» EXERCISE REQUIREMENTS
Using the listing below, give the number of lines where "matplotlib" appears, and nothing else.

» SOURCE DATA
>>>>

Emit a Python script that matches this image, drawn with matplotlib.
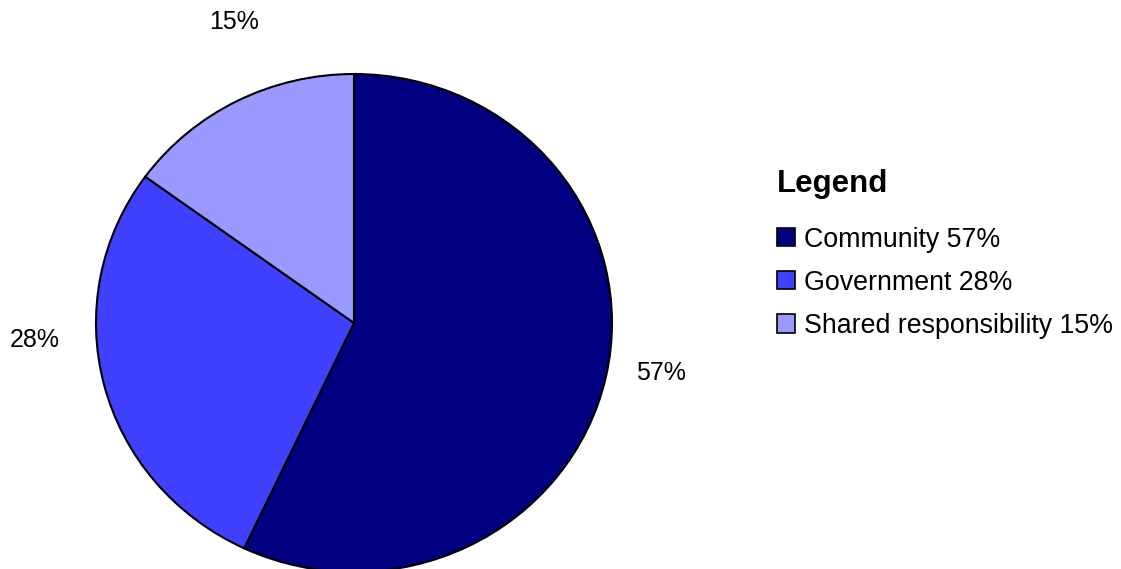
import matplotlib
matplotlib.use("Agg")
import matplotlib.pyplot as plt
from matplotlib.patches import Patch

plt.rcParams['font.family'] = ['Liberation Sans', 'DejaVu Sans']

# Responsibility shares (percent)
categories = ['Community', 'Government', 'Shared responsibility']
values = [57, 28, 15]
colors = ['#000080', '#4040FF', '#9999FF']
# where the percentage labels sit (pie radius = 1)
label_pos = [(1.19, -0.20), (-1.236, -0.068), (-0.465, 1.209)]

W, H = 1121, 569
fig = plt.figure(figsize=(W / 100, H / 100), dpi=100)

# pie centre (354, 323) px, slightly squashed like the original
cx, cy, rx, ry = 354, 323, 258, 249
ax = fig.add_axes([(cx - rx) / W, (H - cy - ry) / H, 2 * rx / W, 2 * ry / H])

wedges, texts, autotexts = ax.pie(
    values, colors=colors, startangle=90, counterclock=False, radius=1,
    autopct='%1.0f%%', pctdistance=1.2,
    wedgeprops=dict(edgecolor='black', linewidth=1.5),
    textprops=dict(fontsize=18, color='black'))
for w in wedges:
    w.set_clip_on(False)
for t, p in zip(autotexts, label_pos):
    t.set_position(p)
    t.set_clip_on(False)

ax.set_xlim(-1, 1)
ax.set_ylim(-1, 1)
ax.set_aspect('auto')
ax.axis('off')

handles = [Patch(facecolor=c, edgecolor='black', linewidth=1.2) for c in colors]
labels = [f'{c} {v}%' for c, v in zip(categories, values)]
leg = fig.legend(handles, labels, loc='upper left',
                 bbox_to_anchor=(758 / W, 1 - 150 / H), frameon=False,
                 title='Legend', title_fontproperties=dict(size=22.5, weight='bold'),
                 fontsize=19.3, handlelength=0.67, handleheight=0.67,
                 handletextpad=0.34, labelspacing=0.64, alignment='left',
                 borderpad=0.2)
leg._legend_box.sep = 20

fig.savefig('out.png', dpi=100)
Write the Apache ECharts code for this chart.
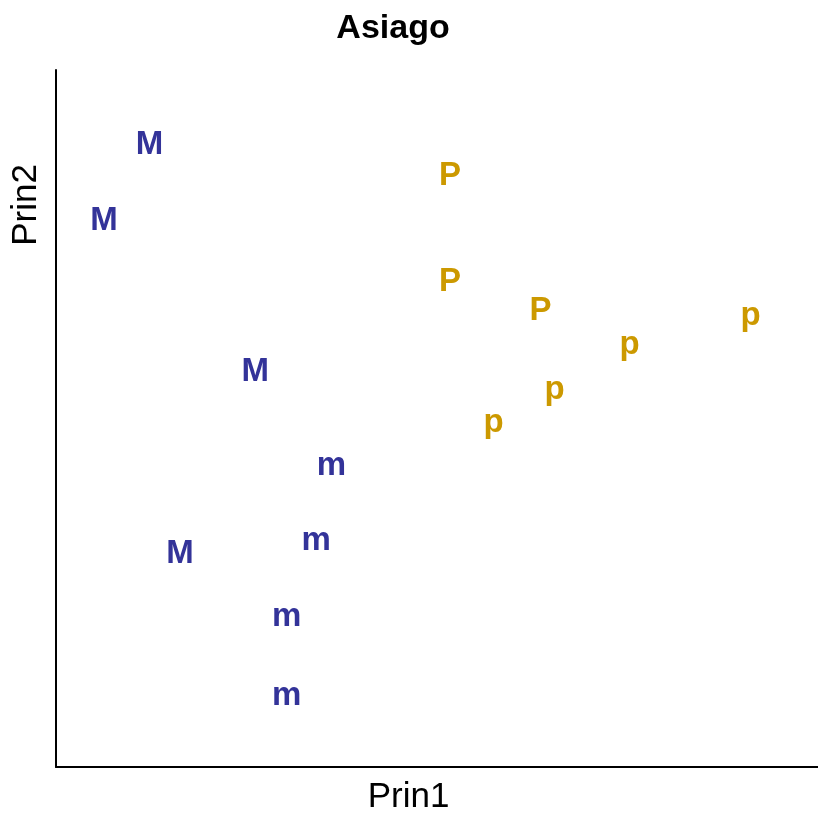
<!DOCTYPE html>
<html>
<head>
<meta charset="utf-8">
<script src="https://cdn.jsdelivr.net/npm/echarts@6/dist/echarts.min.js"></script>
<style>
  html, body { margin: 0; padding: 0; background: #fff; }
  #chart { width: 818px; height: 814px; }
</style>
</head>
<body>
<div id="chart"></div>
<script>
// Principal component scores for Asiago samples, grouped by class letter
const capMLabels = ['M', 'M', 'M', 'M'];
const capMPrin1 = [-1.64, -2.06, -0.67, -1.36];
const capMPrin2 = [2.80, 2.09, 0.68, -1.01];

const lowMLabels = ['m', 'm', 'm', 'm'];
const lowMPrin1 = [0.03, -0.11, -0.38, -0.38];
const lowMPrin2 = [-0.19, -0.89, -1.60, -2.34];

const capPLabels = ['P', 'P', 'P'];
const capPPrin1 = [1.12, 1.12, 1.95];
const capPPrin2 = [2.51, 1.52, 1.25];

const lowPLabels = ['p', 'p', 'p', 'p'];
const lowPPrin1 = [3.88, 2.77, 2.08, 1.52];
const lowPPrin2 = [1.21, 0.94, 0.52, 0.21];

const BLUE = '#333399';
const GOLD = '#CC9900';
const FONT = '"Liberation Sans", Arial, Helvetica, sans-serif';

// Each point is drawn as its class letter, centred on the score
function letterSeries(labels, xs, ys, color, upper) {
  return {
    type: 'scatter',
    symbol: 'circle',
    symbolSize: 1,
    itemStyle: { color: 'rgba(0,0,0,0)', opacity: 1 },
    silent: true,
    data: xs.map((x, i) => ({ value: [x, ys[i]], name: labels[i] })),
    label: {
      show: true,
      position: 'inside',
      formatter: p => p.name,
      color: color,
      opacity: 1,
      fontFamily: FONT,
      fontWeight: 'bold',
      fontSize: 33,
      // capitals sit on the cap-height centre, lowercase on the x-height centre
      offset: upper ? [0, 2] : [0, 0]
    },
    labelLayout: { hideOverlap: false }
  };
}

const chart = echarts.init(document.getElementById('chart'), null, { renderer: 'canvas' });

chart.setOption({
  backgroundColor: '#ffffff',
  animation: false,
  title: {
    text: 'Asiago',
    left: 388,
    top: 7,
    textAlign: 'center',
    textStyle: { fontFamily: FONT, fontWeight: 'bold', fontSize: 34, color: '#000' }
  },
  grid: { left: 56, right: 0, top: 70, bottom: 47, containLabel: false },
  xAxis: {
    type: 'value',
    min: -2.5,
    max: 4.5,
    axisLine: { show: true, onZero: false, lineStyle: { color: '#000', width: 2 } },
    axisTick: { show: false },
    axisLabel: { show: false },
    splitLine: { show: false }
  },
  yAxis: {
    type: 'value',
    min: -3,
    max: 3.5,
    axisLine: { show: true, onZero: false, lineStyle: { color: '#000', width: 2 } },
    axisTick: { show: false },
    axisLabel: { show: false },
    splitLine: { show: false }
  },
  graphic: [
    {
      type: 'text',
      x: 408.5,
      y: 797,
      style: {
        text: 'Prin1',
        fill: '#000',
        font: '35px ' + FONT,
        textAlign: 'center',
        textVerticalAlign: 'middle'
      }
    },
    {
      type: 'text',
      x: 26.5,
      y: 205,
      rotation: Math.PI / 2,
      style: {
        text: 'Prin2',
        fill: '#000',
        font: '35px ' + FONT,
        textAlign: 'center',
        textVerticalAlign: 'middle'
      }
    }
  ],
  series: [
    letterSeries(capMLabels, capMPrin1, capMPrin2, BLUE, true),
    letterSeries(lowMLabels, lowMPrin1, lowMPrin2, BLUE, false),
    letterSeries(capPLabels, capPPrin1, capPPrin2, GOLD, true),
    letterSeries(lowPLabels, lowPPrin1, lowPPrin2, GOLD, false)
  ]
});
</script>
</body>
</html>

<<<<

» ANSWER
5